Directive:
Starting at the line that contains "Reproduce this diagram with TikZ." and stopping at the line that contains "(91,545) -- (462,545);", copy every line exactly, both ends included, without the pictures.

Exercise data:
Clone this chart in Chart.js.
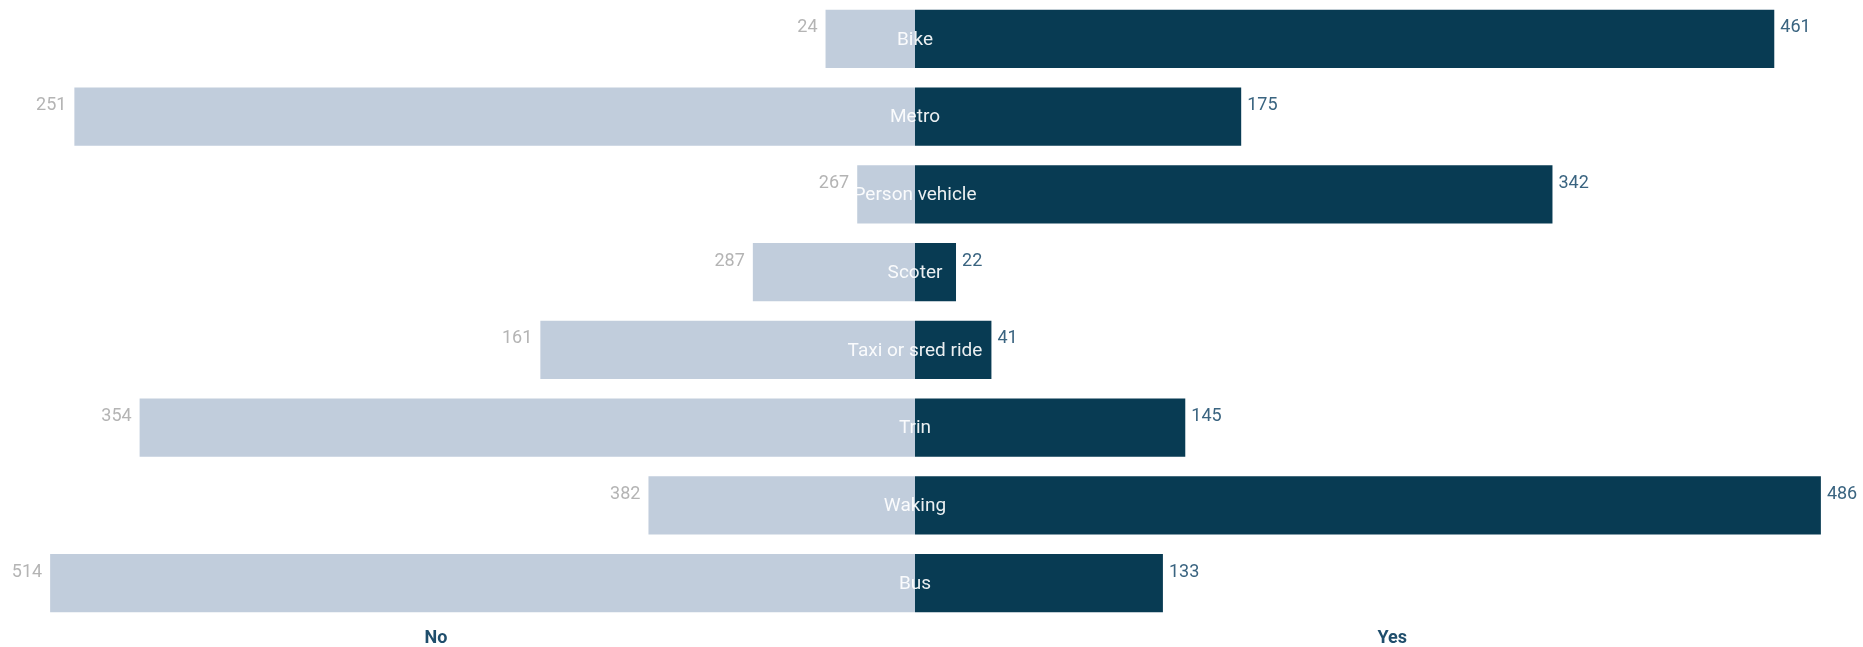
<!DOCTYPE html>
<html>
<head>
<meta charset="utf-8">
<script src="https://cdn.jsdelivr.net/npm/chart.js@4.4.1/dist/chart.umd.min.js"></script>
<style>
  html, body { margin: 0; padding: 0; background: #fff; }
  #wrap { width: 1863px; height: 647px; position: relative; }
</style>
</head>
<body>
<div id="wrap"><canvas id="canvas"></canvas></div>
<script>
const categories = ['Bike', 'Metro', 'Person vehicle', 'Scoter', 'Taxi or sred ride', 'Trin', 'Waking', 'Bus'];
const yesValues = [461, 175, 342, 22, 41, 145, 486, 133];
// bar lengths on the "No" side as drawn (they do not follow the printed numbers)
const noValues = [48, 451, 31, 87, 201, 416, 143, 464];
const noLabels = ['24', '251', '267', '287', '161', '354', '382', '514'];
const sideTitles = ['No', 'Yes'];

const FONT = 'Roboto, "DejaVu Sans", sans-serif';

const labelsPlugin = {
  id: 'labels',
  afterDatasetsDraw(chart) {
    const ctx = chart.ctx;
    const xScale = chart.scales.x;
    const noBars = chart.getDatasetMeta(0).data;
    const yesBars = chart.getDatasetMeta(1).data;
    ctx.save();
    ctx.textBaseline = 'middle';
    ctx.font = `18px ${FONT}`;

    noBars.forEach((bar, i) => {
      ctx.fillStyle = '#b4b4b4';
      ctx.textAlign = 'right';
      ctx.fillText(noLabels[i], bar.x - 8, bar.y - 11);
    });

    yesBars.forEach((bar, i) => {
      ctx.fillStyle = '#3a6480';
      ctx.textAlign = 'left';
      ctx.fillText(String(yesValues[i]), bar.x + 6, bar.y - 11);
    });

    // category names sit on the zero line
    const zero = xScale.getPixelForValue(0);
    ctx.font = `19px ${FONT}`;
    ctx.textAlign = 'center';
    ctx.fillStyle = 'rgba(255,255,255,0.92)';
    yesBars.forEach((bar, i) => {
      ctx.fillText(categories[i], zero, bar.y + 1);
    });

    ctx.font = `bold 18px ${FONT}`;
    ctx.fillStyle = '#1f4e6c';
    const ty = chart.chartArea.bottom + 16;
    ctx.fillText(sideTitles[0], xScale.getPixelForValue(-257), ty);
    ctx.fillText(sideTitles[1], xScale.getPixelForValue(256), ty);
    ctx.restore();
  }
};

const config = {
  type: 'bar',
  data: {
    labels: categories,
    datasets: [
      {
        label: sideTitles[0],
        data: noValues.map(v => -v),
        backgroundColor: '#c1cddc',
        borderWidth: 0,
      },
      {
        label: sideTitles[1],
        data: yesValues,
        backgroundColor: '#083b53',
        borderWidth: 0,
      },
    ],
  },
  options: {
    indexAxis: 'y',
    responsive: false,
    animation: false,
    layout: { padding: { left: 0, right: 0, top: 0, bottom: 25 } },
    datasets: {
      bar: { barPercentage: 0.75, categoryPercentage: 1 },
    },
    plugins: {
      legend: { display: false },
      tooltip: { enabled: false },
    },
    scales: {
      x: {
        stacked: true,
        display: false,
        min: -490.9,
        max: 508.6,
      },
      y: {
        stacked: true,
        display: false,
      },
    },
  },
  plugins: [labelsPlugin],
};

document.addEventListener('DOMContentLoaded', () => {
  const canvas = document.getElementById('canvas');
  canvas.width = 1863;
  canvas.height = 647;
  new Chart(canvas.getContext('2d'), config);
});
</script>
</body>
</html>
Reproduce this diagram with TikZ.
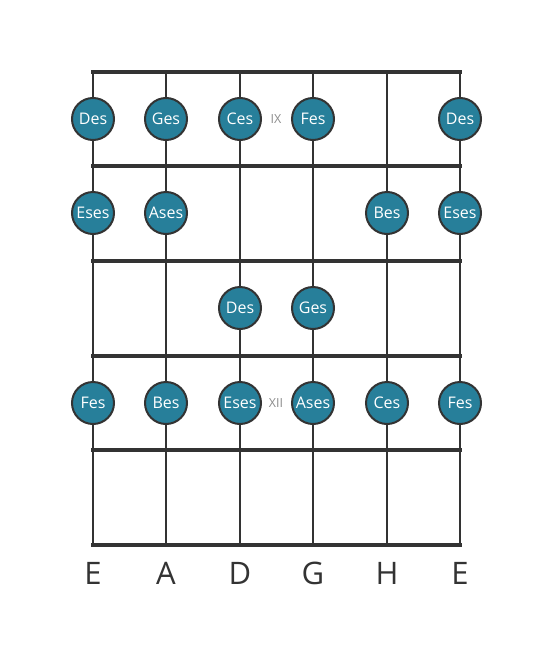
\documentclass[tikz,border=0pt]{standalone}
\usepackage{fontspec}
\setmainfont{Open Sans}
\usetikzlibrary{calc}
\definecolor{dotfill}{RGB}{39,127,154}
\definecolor{linegray}{RGB}{51,51,51}
\definecolor{fretgray}{RGB}{140,140,140}

\begin{document}
\begin{tikzpicture}[x=1pt,y=-1pt]
% Styles
\tikzstyle{note} = [circle, minimum size=42pt, inner sep=0pt, draw=linegray, line width=2pt, fill=dotfill, text=white, font=\fontsize{16}{17}\selectfont]
\tikzstyle{fretnum} = [text=fretgray, font=\fontsize{12.5}{13}\selectfont]
\tikzstyle{stringname} = [text=linegray, font=\fontsize{31}{32}\selectfont]
\tikzstyle{fretline} = [line width=4pt, draw=linegray]
\tikzstyle{stringline} = [line width=2.4pt, draw=linegray]

\useasboundingbox (0,0) rectangle (553,656);

% Strings
\draw [stringline] (93,72) -- (93,545);
\draw [stringline] (166,72) -- (166,545);
\draw [stringline] (240,72) -- (240,545);
\draw [stringline] (313,72) -- (313,545);
\draw [stringline] (387,72) -- (387,545);
\draw [stringline] (460,72) -- (460,545);

% Frets
\draw [fretline] (91,72) -- (462,72);
\draw [fretline] (91,166) -- (462,166);
\draw [fretline] (91,261) -- (462,261);
\draw [fretline] (91,356) -- (462,356);
\draw [fretline] (91,450) -- (462,450);
\draw [fretline] (91,545) -- (462,545);

% Fret numbers
\node (fret9) [fretnum] at (276,119) {IX};
\node (fret12) [fretnum] at (276,403) {XII};

% Nodes
\node (des1) [note] at (93,119) {Des};
\node (ges1) [note] at (166,119) {Ges};
\node (ces1) [note] at (240,119) {Ces};
\node (fes1) [note] at (313,119) {Fes};
\node (des2) [note] at (460,119) {Des};

\node (eses1) [note] at (93,213) {Eses};
\node (ases1) [note] at (166,213) {Ases};
\node (bes1) [note] at (387,213) {Bes};
\node (eses2) [note] at (460,213) {Eses};

\node (des3) [note] at (240,308) {Des};
\node (ges2) [note] at (313,308) {Ges};

\node (fes2) [note] at (93,403) {Fes};
\node (bes2) [note] at (166,403) {Bes};
\node (eses3) [note] at (240,403) {Eses};
\node (ases2) [note] at (313,403) {Ases};
\node (ces2) [note] at (387,403) {Ces};
\node (fes3) [note] at (460,403) {Fes};

% String names
\node (strE) [stringname] at (93,573) {E};
\node (strA) [stringname] at (166,573) {A};
\node (strD) [stringname] at (240,573) {D};
\node (strG) [stringname] at (313,573) {G};
\node (strH) [stringname] at (387,573) {H};
\node (strE2) [stringname] at (460,573) {E};
\end{tikzpicture}
\end{document}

Task solution:
Reproduce this diagram with TikZ.
\documentclass[tikz,border=0pt]{standalone}
\usepackage{fontspec}
\setmainfont{Open Sans}
\usetikzlibrary{calc}
\definecolor{dotfill}{RGB}{39,127,154}
\definecolor{linegray}{RGB}{51,51,51}
\definecolor{fretgray}{RGB}{140,140,140}

\begin{document}
\begin{tikzpicture}[x=1pt,y=-1pt]
% Styles
\tikzstyle{note} = [circle, minimum size=42pt, inner sep=0pt, draw=linegray, line width=2pt, fill=dotfill, text=white, font=\fontsize{16}{17}\selectfont]
\tikzstyle{fretnum} = [text=fretgray, font=\fontsize{12.5}{13}\selectfont]
\tikzstyle{stringname} = [text=linegray, font=\fontsize{31}{32}\selectfont]
\tikzstyle{fretline} = [line width=4pt, draw=linegray]
\tikzstyle{stringline} = [line width=2.4pt, draw=linegray]

\useasboundingbox (0,0) rectangle (553,656);

% Strings
\draw [stringline] (93,72) -- (93,545);
\draw [stringline] (166,72) -- (166,545);
\draw [stringline] (240,72) -- (240,545);
\draw [stringline] (313,72) -- (313,545);
\draw [stringline] (387,72) -- (387,545);
\draw [stringline] (460,72) -- (460,545);

% Frets
\draw [fretline] (91,72) -- (462,72);
\draw [fretline] (91,166) -- (462,166);
\draw [fretline] (91,261) -- (462,261);
\draw [fretline] (91,356) -- (462,356);
\draw [fretline] (91,450) -- (462,450);
\draw [fretline] (91,545) -- (462,545);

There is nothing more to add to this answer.